Task: Pick out the lines below that include the string "this".

Records with drawing code:
- - - - -
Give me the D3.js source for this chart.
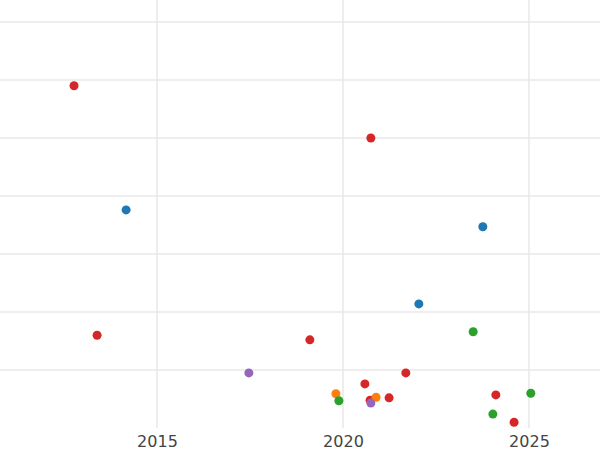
<!DOCTYPE html>
<html>
<head>
<meta charset="utf-8">
<script src="https://cdn.jsdelivr.net/npm/d3@7"></script>
<style>
  body { margin: 0; background: #fff; }
  .tick text { font-family: "DejaVu Sans", sans-serif; font-size: 16px; fill: #444; }
</style>
</head>
<body>
<script>
const width = 600;
const height = 450;

// year, value, group
const years = [2012.77, 2020.75, 2014.17, 2023.76, 2022.04, 2023.5, 2013.39, 2019.11, 2017.47, 2021.69,
  2020.59, 2019.81, 2019.89, 2020.73, 2020.89, 2020.75, 2021.24, 2024.11, 2025.05, 2024.03, 2024.6];
const values = [5.90, 5.00, 3.76, 3.47, 2.14, 1.66, 1.60, 1.52, 0.95, 0.95,
  0.76, 0.59, 0.47, 0.48, 0.53, 0.43, 0.52, 0.57, 0.60, 0.24, 0.10];
const groups = ["red", "red", "blue", "blue", "blue", "green", "red", "red", "purple", "red",
  "red", "orange", "green", "red", "orange", "purple", "red", "red", "green", "green", "red"];
const xTicks = [2015, 2020, 2025];
const yGrid = [1, 2, 3, 4, 5, 6, 7];

const colors = { blue: "#1f77b4", orange: "#ff7f0e", green: "#2ca02c", red: "#d62728", purple: "#9467bd" };

const x = d3.scaleLinear().domain([2010.78, 2026.91]).range([0, width]);
const y = d3.scaleLinear().domain([0, 7]).range([428, 22]);

const svg = d3.select("body").append("svg")
  .attr("width", width)
  .attr("height", height);

svg.append("g")
  .selectAll("line")
  .data(yGrid)
  .join("line")
  .attr("x1", 0).attr("x2", width)
  .attr("y1", d => y(d)).attr("y2", d => y(d))
  .attr("stroke", "#e8e8e8").attr("stroke-width", 1.5);

svg.append("g")
  .selectAll("line")
  .data(xTicks)
  .join("line")
  .attr("x1", d => x(d)).attr("x2", d => x(d))
  .attr("y1", 0).attr("y2", 428)
  .attr("stroke", "#e8e8e8").attr("stroke-width", 1.5);

const axis = svg.append("g")
  .attr("transform", "translate(0,428)")
  .call(d3.axisBottom(x).tickValues(xTicks).tickFormat(d3.format("d")).tickSize(0).tickPadding(8));
axis.select(".domain").remove();

const pts = years.map((yr, i) => ({ yr, v: values[i], g: groups[i] }));
svg.append("g")
  .selectAll("circle")
  .data(pts)
  .join("circle")
  .attr("cx", d => x(d.yr))
  .attr("cy", d => y(d.v))
  .attr("r", 4.5)
  .attr("fill", d => colors[d.g]);
</script>
</body>
</html>
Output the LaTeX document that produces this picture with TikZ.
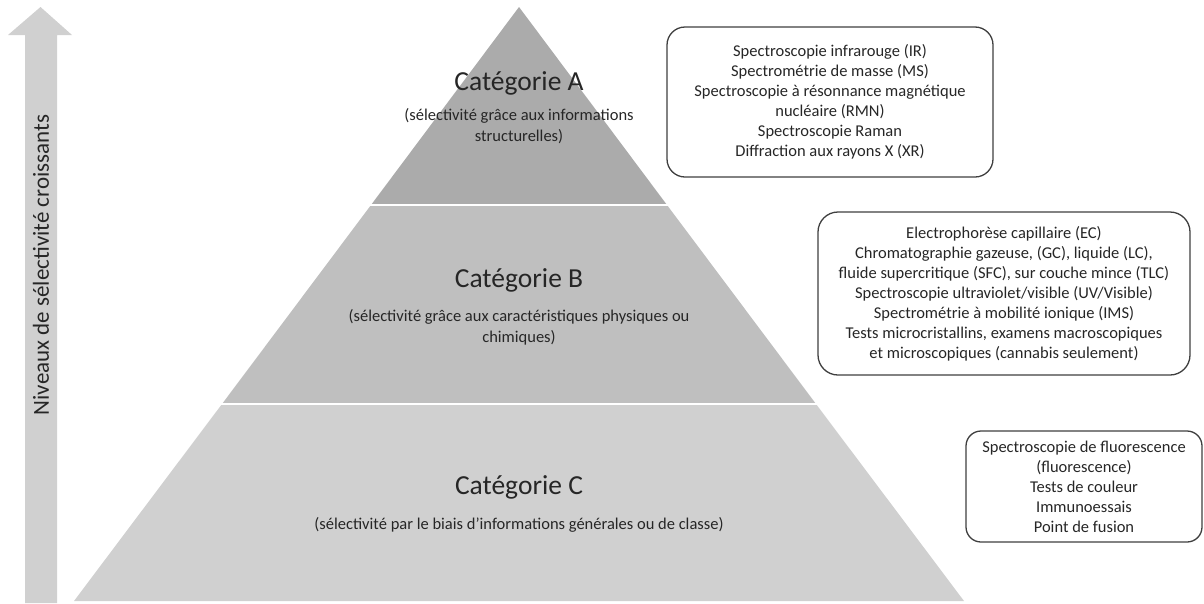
\documentclass[tikz,border=0pt]{standalone}
\usepackage{fontspec}
\setmainfont{Carlito}
\definecolor{layA}{HTML}{ABABAB}
\definecolor{layB}{HTML}{BFBFBF}
\definecolor{layC}{HTML}{D0D0D0}
\definecolor{arrowgray}{HTML}{D0D0D0}
\definecolor{txt}{HTML}{262626}
\definecolor{boxline}{HTML}{3F3F3F}
\begin{document}
\begin{tikzpicture}[x=1pt,y=-1pt,
  title/.style={text=txt,font=\fontsize{27.5}{32}\selectfont,inner sep=0pt},
  subtitle/.style={text=txt,font=\fontsize{16.5}{21}\selectfont,align=center,inner sep=0pt},
  listbox/.style={draw=boxline,line width=1.3pt,rounded corners=18pt,text=txt,
    font=\fontsize{16.5}{20}\selectfont,align=center,inner sep=0pt}]
\useasboundingbox (0,0) rectangle (1204,603);
% arrow
\fill[arrowgray] (25,603) -- (25,35) -- (8,35) -- (40.5,7) -- (72,35) -- (57,35) -- (57,603) -- cycle;
\node[rotate=90,text=txt,font=\fontsize{23}{27}\selectfont,inner sep=0pt] (axis) at (41,265) {Niveaux de sélectivité croissants};
% pyramid
\coordinate (apex) at (519,7);
\coordinate (bl) at (74,601);
\coordinate (br) at (964,601);
\fill[layA] (apex) -- (371,205) -- (667,205) -- cycle;
\fill[layB] (371,205) -- (222,404) -- (816,404) -- (667,205) -- cycle;
\fill[layC] (222,404) -- (bl) -- (br) -- (816,404) -- cycle;
\draw[white,line width=2pt] (360,205) -- (680,205);
\draw[white,line width=2pt] (210,404) -- (830,404);
% texts
\node[title] (catA) at (519,83) {Catégorie A};
\node[subtitle] (subA) at (519,126) {(sélectivité grâce aux informations\\structurelles)};
\node[title] (catB) at (519,280) {Catégorie B};
\node[subtitle] (subB) at (519,327) {(sélectivité grâce aux caractéristiques physiques ou\\chimiques)};
\node[title] (catC) at (519,487) {Catégorie C};
\node[subtitle] (subC) at (519,525) {(sélectivité par le biais d’informations générales ou de classe)};
% boxes
\node[listbox,minimum width=326pt,minimum height=150pt] (boxA) at (830,102)
 {Spectroscopie infrarouge (IR)\\Spectrométrie de masse (MS)\\Spectroscopie à résonnance magnétique\\nucléaire (RMN)\\Spectroscopie Raman\\Diffraction aux rayons X (XR)};
\node[listbox,minimum width=372pt,minimum height=163pt,rounded corners=20pt] (boxB) at (1004,293.5)
 {Electrophorèse capillaire (EC)\\Chromatographie gazeuse, (GC), liquide (LC),\\fluide supercritique (SFC), sur couche mince (TLC)\\Spectroscopie ultraviolet/visible (UV/Visible)\\Spectrométrie à mobilité ionique (IMS)\\Tests microcristallins, examens macroscopiques\\et microscopiques (cannabis seulement)};
\node[listbox,minimum width=236pt,minimum height=111pt,rounded corners=15pt] (boxC) at (1084,486.5)
 {Spectroscopie de fluorescence\\(fluorescence)\\Tests de couleur\\Immunoessais\\Point de fusion};
\end{tikzpicture}
\end{document}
- - - - -
Finished task:
Give me the D3.js source for this chart.
Output the LaTeX document that produces this picture with TikZ.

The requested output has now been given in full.